The ICS will be fleshed out through field testing in 2014 and 2015. In the 2014 quantitative field test, the IAIS is requiring volunteers to provide information on four balance sheets, for comparative purposes.
1) The group’s existing economic capital models on a consolidated group-wide basis without modification. The IAIS will determine a set of principles that it will create which will be required for comparability purposes while maintaining appropriate risk sensitivity.
2) The group’s consolidated statutory balance sheet in its home jurisdiction (baseline data only).
3) The group’s consolidated balance sheet based on generally accepted accounting principles in the home jurisdiction.
4) A Market Adjusted Valuation using public financial reporting information adjusted based on criteria set by the IAIS to increase comparability. Although the IAIS is not proposing a fully market-based valuation balance sheet, it is asking for market-based valuations using specifications provided by the IAIS for material assets and liabilities. Capital resources will be adjusted based on the ComFrame draft that excludes goodwill, deferred tax assets, certain reinsurance recoverable and subordinated debt.
Liabilities will be based on a current estimate, excluding any prudential margins, although simplified approximation will be allowed. The IAIS will prescribe an adjusted risk free rate curve to be used in the calculation of liabilities.
Stress tests will be used to assess the responsiveness of the balances sheets. These will include an interest rate stress, an equity stress, a mortality stress (for life) and an increased claims stress (for nonlife).
The IAIS will then issue a consultation draft on ICS in December 2014. The IAIS has been exploring the possibility of testing two different target criteria for the ICS, preliminarily described as 99.5-percent value at risk or VaR and 90 percent conditional tail expectation or CTE over one year.
ComFrame
IN 2009, in the wake of the global financial crisis, the IAIS expanded its core principles to 26 and began the development of a Common Framework for the Supervision of Insurance Groups (commonly referred to as ComFrame). The ComFrame project included three formal consultation periods to outline the framework and initial requirements, one each in the summers of 2011 and 2012 and the third consultation was completed in December 2013. The IAIS is currently evaluating the final comments.
In the course of the development phase, the ComFrame proposal has undergone considerable revisions in its wording, but the scope of the project has changed little.
The 2013 consultation draft was been reduced to three modules. It also added certain preconditions assumed to be in place related to legal authority of the supervisor, sufficient regulatory resources and confidentiality.
Module one focuses on the definition of an IAIG that will be subject to ComFrame.
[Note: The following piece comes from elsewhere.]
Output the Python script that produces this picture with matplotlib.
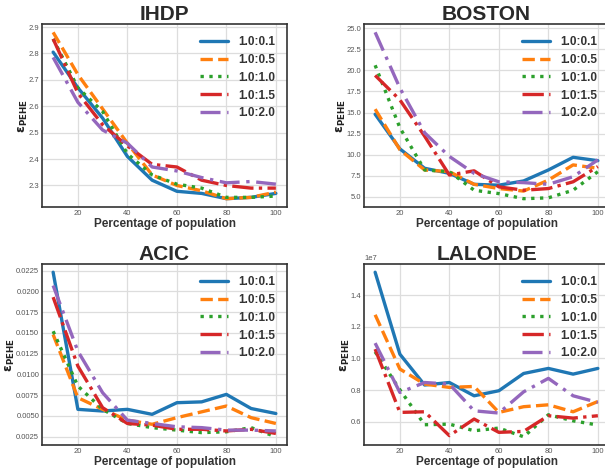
import matplotlib
matplotlib.use("Agg")
import matplotlib.pyplot as plt

plt.style.use("seaborn-v0_8-whitegrid")
plt.rcParams["font.family"] = ["Liberation Sans", "DejaVu Sans"]
plt.rcParams["mathtext.fontset"] = "dejavusans"

x = [10, 20, 30, 40, 50, 60, 70, 80, 90, 100]
labels = ["1.0:0.1", "1.0:0.5", "1.0:1.0", "1.0:1.5", "1.0:2.0"]
styles = ["-", "--", ":", "-.", (0, (6, 2, 1, 2))]
colors = ["#1f77b4", "#ff7f0e", "#2ca02c", "#d62728", "#9467bd"]

ihdp = [
    [2.805, 2.67, 2.555, 2.41, 2.32, 2.278, 2.27, 2.25, 2.255, 2.27],
    [2.88, 2.72, 2.59, 2.46, 2.34, 2.30, 2.28, 2.25, 2.255, 2.275],
    [2.855, 2.67, 2.58, 2.42, 2.34, 2.305, 2.29, 2.255, 2.255, 2.26],
    [2.855, 2.65, 2.53, 2.45, 2.38, 2.37, 2.32, 2.30, 2.29, 2.29],
    [2.785, 2.615, 2.51, 2.46, 2.37, 2.355, 2.33, 2.31, 2.315, 2.305],
]
boston = [
    [14.8, 10.7, 8.4, 7.8, 6.5, 6.4, 6.9, 8.2, 9.7, 9.3],
    [15.4, 10.6, 8.2, 8.0, 6.5, 6.0, 5.7, 7.0, 8.8, 8.4],
    [20.6, 13.2, 8.2, 8.0, 5.8, 5.4, 4.8, 4.9, 5.8, 8.0],
    [19.4, 16.5, 12.2, 7.6, 8.1, 6.2, 5.8, 6.0, 6.8, 8.6],
    [24.5, 17.9, 12.6, 9.8, 7.8, 6.8, 6.7, 6.5, 7.4, 9.4],
]
acic = [
    [0.0223, 0.0058, 0.0056, 0.0058, 0.0052, 0.0066, 0.0067, 0.0076, 0.0059, 0.0053],
    [0.0148, 0.0072, 0.0058, 0.0045, 0.0040, 0.0048, 0.0055, 0.0062, 0.0048, 0.0041],
    [0.0152, 0.0086, 0.0058, 0.0041, 0.0036, 0.0033, 0.0030, 0.0031, 0.0036, 0.0025],
    [0.0193, 0.0110, 0.0060, 0.0041, 0.0039, 0.0034, 0.0034, 0.0032, 0.0034, 0.0029],
    [0.0207, 0.0128, 0.0078, 0.0045, 0.0041, 0.0037, 0.0036, 0.0033, 0.0033, 0.0032],
]
lalonde = [
    [1.545, 1.027, 0.832, 0.848, 0.764, 0.796, 0.905, 0.937, 0.901, 0.937],
    [1.276, 0.933, 0.838, 0.817, 0.823, 0.659, 0.695, 0.707, 0.663, 0.728],
    [1.042, 0.802, 0.581, 0.585, 0.543, 0.560, 0.505, 0.644, 0.606, 0.579],
    [1.059, 0.659, 0.663, 0.512, 0.617, 0.533, 0.539, 0.638, 0.623, 0.638],
    [1.097, 0.785, 0.848, 0.838, 0.669, 0.655, 0.789, 0.874, 0.764, 0.722],
]
lalonde = [[v * 1e7 for v in row] for row in lalonde]

panels = [("IHDP", ihdp), ("BOSTON", boston), ("ACIC", acic), ("LALONDE", lalonde)]
W, H = 605, 472
boxes = [(42, 24, 245, 183), (364, 24, 245, 183),
         (42, 264, 245, 181), (364, 264, 245, 181)]

fig = plt.figure(figsize=(W / 100, H / 100), dpi=100)
for (title, data), (l, t, w, h) in zip(panels, boxes):
    ax = fig.add_axes([l / W, 1 - (t + h) / H, w / W, h / H])
    for ys, lab, ls, c in zip(data, labels, styles, colors):
        ax.plot(x, ys, linestyle=ls, color=c, lw=2.4, label=lab)
    ax.set_title(title, fontsize=15, fontweight="bold", color="#2a2a2a", pad=3)
    ax.set_xlabel("Percentage of population", fontsize=8.5, fontweight="bold",
                  color="#333333", labelpad=1)
    ax.set_ylabel(r"$\mathbf{\epsilon_{PEHE}}$", fontsize=9, color="#222222",
                  labelpad=-1)
    ax.set_xticks([20, 40, 60, 80, 100])
    ax.tick_params(labelsize=5.5, colors="#555555", pad=2)
    ax.yaxis.get_offset_text().set_fontsize(5.5)
    ax.yaxis.get_offset_text().set_color("#555555")
    for s in ax.spines.values():
        s.set_edgecolor("#333333")
        s.set_linewidth(1.2)
    ax.grid(color="#dddddd", lw=0.9)
    leg = ax.legend(loc="upper right", frameon=False, handlelength=2.3,
                    fontsize=8.5, labelspacing=0.5, borderaxespad=0.6,
                    handletextpad=0.9)
    for txt in leg.get_texts():
        txt.set_fontweight("bold")
        txt.set_color("#333333")

fig.savefig("out.png", dpi=100)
Although there is some supervisory discretion, the criteria have changed little in three years:
A group must write business in three or more jurisdictions, including branch activity.
The percentage of gross premiums written outside the home jurisdiction is at least 10 percent of the group’s total gross written premium.
The group must have total assets related to the insurance business of at least $50 billion or gross written premiums of at least $10 billion.
Module one also sets criteria for the selection of the group-wide supervisor if there is a disagreement in the college, based on location of the head of the IAIG, where insurance business activities are controlled, where the largest proportion of balance sheet is located, or where the main business activities are undertaken.
The IAIS is currently field testing the criteria and the level of discretion needed for deciding if a group should be classified as an IAIG.
Module two focuses on the action that must be taken by the IAIG. These requirements related to management structure, governance, enterprise risk management and capital adequacy. The biggest issue for this module concerns capital resources and requirements.
A decision on these issues has been deferred to field-testing, as described below.
Module three details the role of the group-wide supervisor and the coordination process in the colleges. Only two sections of this module (the group-wide supervisory process and supervisory colleges and cooperation) were released in the consultation. The third area, crisis management and resolution, is still being drafted pending additional work by the Financial Stability Board on the Key Attributes of Effective Resolution and Recovery Plans, but will include requirements for cooperative agreements, recovery and resolution plans, and crisis management groups.
The IAIS continues to debate which of these aspects will apply to IAIGs and which will only apply to global systemically important insurers. This section will be released for consultation in mid-2014. It is also possible that the IAIS or a newly formed FSB working group on crisis management for insurers might develop a binding agreement regarding distribution of funds in a crisis to avoid the ring-fencing of available funds by local supervisors. However, such a proposal would likely face opposition from certain regulators.